LOCAL FOOD CONTENTS
「九州の味とともに」
守り伝えられてきた九州の郷土料理


有明海で育った
濃厚な味わいのカニ
塩ゆでにして
甘味と旨味を味わう
竹崎カニ
『竹崎カニ』は、有明海に面した太良町(たらちょう)竹崎地区の近海で獲れるカニ。種類としては、全国的にも知られている“ワタリガニ(別名ガザミ)”だが、干満の差が最大で6mもある有明海に生息することが格別な味わいを持たせる。干満の差で生じる干潟には、直接太陽の光が降り注ぎ、プランクトンや小動物を滋味豊かにする。それらをエサにしている『竹崎カニ』の甘味も深くなるというわけだ。
塩ゆでが、『竹崎カニ』本来の味が一番よくわかる料理法。身が詰まっているカニを選び、生きているカニに目打ちなどを刺して中央部を突き、一瞬で絞めてから塩ゆでする。生きたままのカニをゆでると、足が全部とれてしまうからだ。カニの状態により、料理人は、塩加減や、ゆで加減を変えてカニの甘味を引き出す。
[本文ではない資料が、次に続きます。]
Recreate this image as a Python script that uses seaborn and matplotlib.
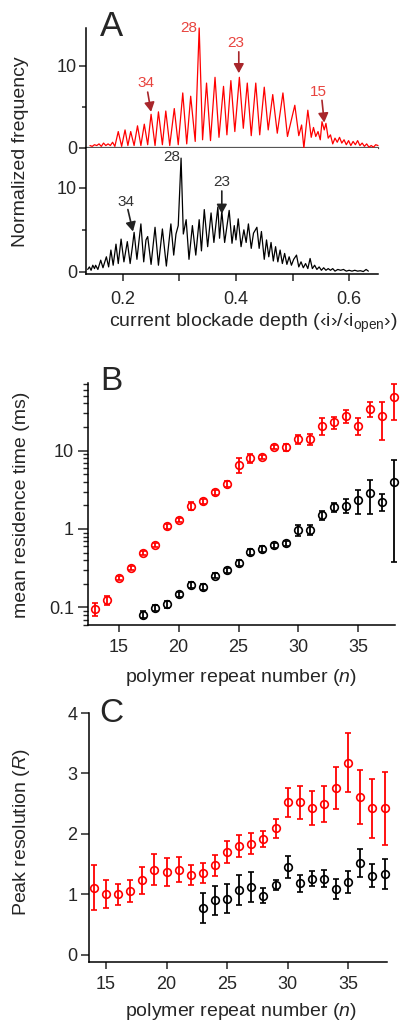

真っ赤にゆであがったカニを両手で割りながら食べ尽くす。ほどよい塩味の中に身の甘味やカニミソの旨味が広がる。夏は主にオス、冬はメスと一年中食べられるが、冬場のメスが持つ卵は珍味だ。有明海沿岸では、夏のオスを好む人も多いようだ。塩ゆで以外では、刺身、焼きガニ、天ぷらなどにしても美味しい。